# WRITTEN REQUEST
Retype the opening lines of the data exactly, stopping after the line that contains "plt.rcParams['axes.unicode_minus'] = False". Skip every picture.

# SOURCE MATERIAL
************
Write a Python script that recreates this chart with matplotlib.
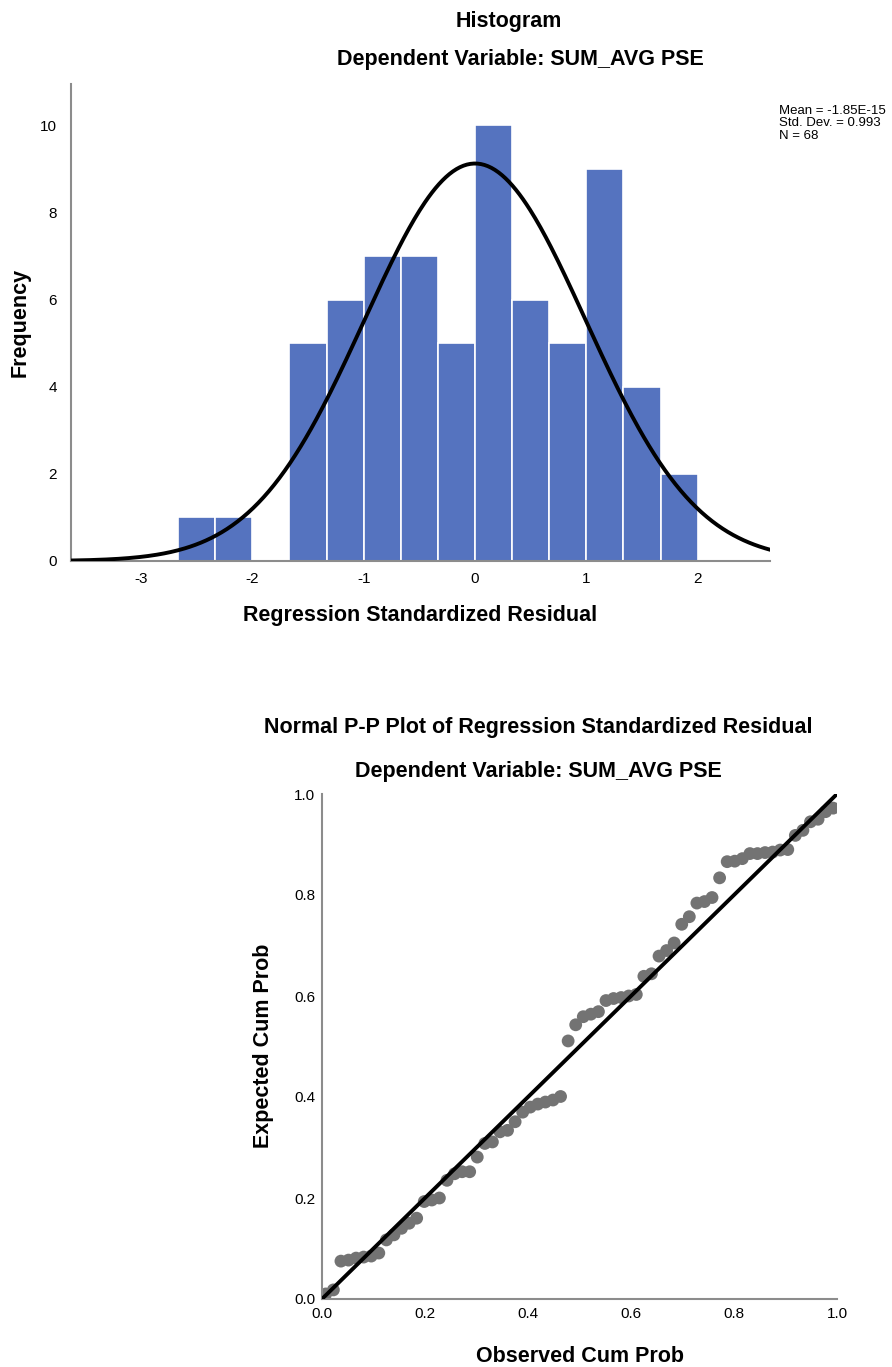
import matplotlib
matplotlib.use('Agg')
import matplotlib.pyplot as plt
import numpy as np

plt.rcParams['axes.unicode_minus'] = False

# histogram of standardized residuals
bin_edges = np.array([-2.667, -2.333, -2.0, -1.667, -1.333, -1.0, -0.667, -0.333,
                      0.0, 0.333, 0.667, 1.0, 1.333, 1.667, 2.0])
counts = np.array([1, 1, 0, 5, 6, 7, 7, 5, 10, 6, 5, 9, 4, 2])
res_mean = -1.85e-15
res_sd = 0.993
n_obs = 68

# P-P plot: expected cum prob for each ordered residual
expected_cum = [0.010, 0.018, 0.075, 0.077, 0.081, 0.083, 0.085, 0.091,
                0.117, 0.127, 0.140, 0.150, 0.160, 0.193, 0.196, 0.200,
                0.235, 0.248, 0.252, 0.252, 0.281, 0.308, 0.311, 0.331,
                0.334, 0.351, 0.370, 0.380, 0.386, 0.390, 0.394, 0.401,
                0.511, 0.543, 0.559, 0.564, 0.569, 0.591, 0.595, 0.597,
                0.600, 0.603, 0.639, 0.644, 0.679, 0.690, 0.705, 0.742,
                0.757, 0.784, 0.787, 0.795, 0.834, 0.866, 0.867, 0.872,
                0.882, 0.882, 0.884, 0.885, 0.889, 0.890, 0.918, 0.928,
                0.945, 0.950, 0.965, 0.972]
observed_cum = (np.arange(1, n_obs + 1) - 0.5) / n_obs

dep_title = 'Dependent Variable: SUM_AVG PSE'
bold = ['Liberation Sans', 'DejaVu Sans']
narrow = ['Liberation Sans Narrow', 'Liberation Sans', 'DejaVu Sans']
axis_grey = '#8c8c8c'
big = 15.5

fig = plt.figure(figsize=(8.92, 13.67), dpi=100)
W, H = 892, 1367


def ax_box(left, top, right, bottom):
    return [left / W, 1 - bottom / H, (right - left) / W, (bottom - top) / H]


def ftext(x, y, s, **kw):
    fig.text(x / W, 1 - y / H, s, ha='center', va='center', **kw)


def style(ax):
    for s in ['top', 'right']:
        ax.spines[s].set_visible(False)
    for s in ['left', 'bottom']:
        ax.spines[s].set_color(axis_grey)
        ax.spines[s].set_linewidth(1.5)
    ax.tick_params(length=0, pad=8)


# ---- histogram
ax1 = fig.add_axes(ax_box(71, 84, 770, 561))
ax1.bar(bin_edges[:-1], counts, width=np.diff(bin_edges), align='edge',
        color='#5573bf', edgecolor='white', linewidth=1.2, zorder=2)
xs = np.linspace(-3.63, 2.65, 400)
bw = bin_edges[1] - bin_edges[0]
pdf = n_obs * bw * np.exp(-0.5 * ((xs - res_mean) / res_sd) ** 2) / (res_sd * np.sqrt(2 * np.pi))
ax1.plot(xs, pdf, color='black', lw=2.8, zorder=3)
ax1.set_xlim(-3.63, 2.65)
ax1.set_ylim(0, 10.95)
ax1.set_xticks([-3, -2, -1, 0, 1, 2])
ax1.set_yticks([0, 2, 4, 6, 8, 10])
style(ax1)
ax1.tick_params(axis='y', pad=10)
for lab in ax1.get_xticklabels() + ax1.get_yticklabels():
    lab.set_family(narrow)
    lab.set_fontsize(11)

ftext(509, 21, 'Histogram', fontsize=big, fontweight='bold', family=bold)
ftext(520, 60, dep_title, fontsize=big, fontweight='bold', family=bold)
ftext(20, 322, 'Frequency', rotation=90, fontsize=big, fontweight='bold', family=bold)
ftext(420, 616, 'Regression Standardized Residual', fontsize=big, fontweight='bold', family=bold)
fig.text(779 / W, 1 - 105 / H,
         'Mean = -1.85E-15\nStd. Dev. = 0.993\nN = 68',
         ha='left', va='top', fontsize=9.5, family=narrow, linespacing=1.05)

# ---- P-P plot
ax2 = fig.add_axes(ax_box(322, 794, 837, 1299))
ax2.plot([0, 1], [0, 1], color='black', lw=2.8, zorder=3)
ax2.scatter(observed_cum, expected_cum, s=85, color='#737373', edgecolors='none', zorder=2)
ax2.set_xlim(0, 1)
ax2.set_ylim(0, 1)
ticks = np.arange(0, 1.01, 0.2)
tick_labels = ['0.0', '0.2', '0.4', '0.6', '0.8', '1.0']
ax2.set_xticks(ticks)
ax2.set_yticks(ticks)
ax2.set_xticklabels(tick_labels)
ax2.set_yticklabels(tick_labels)
style(ax2)
ax2.tick_params(axis='x', pad=6)
ax2.tick_params(axis='y', pad=5)
for lab in ax2.get_xticklabels() + ax2.get_yticklabels():
    lab.set_family(narrow)
    lab.set_fontsize(11)

ftext(538, 728, 'Normal P-P Plot of Regression Standardized Residual',
      fontsize=big, fontweight='bold', family=bold)
ftext(538, 772, dep_title, fontsize=big, fontweight='bold', family=bold)
ftext(264, 1046, 'Expected Cum Prob', rotation=90, fontsize=big, fontweight='bold', family=bold)
ftext(580, 1356, 'Observed Cum Prob', fontsize=big, fontweight='bold', family=bold)

fig.savefig('out.png', dpi=100)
************
# OUTPUT BELOW
Write a Python script that recreates this chart with matplotlib.
import matplotlib
matplotlib.use('Agg')
import matplotlib.pyplot as plt
import numpy as np

plt.rcParams['axes.unicode_minus'] = False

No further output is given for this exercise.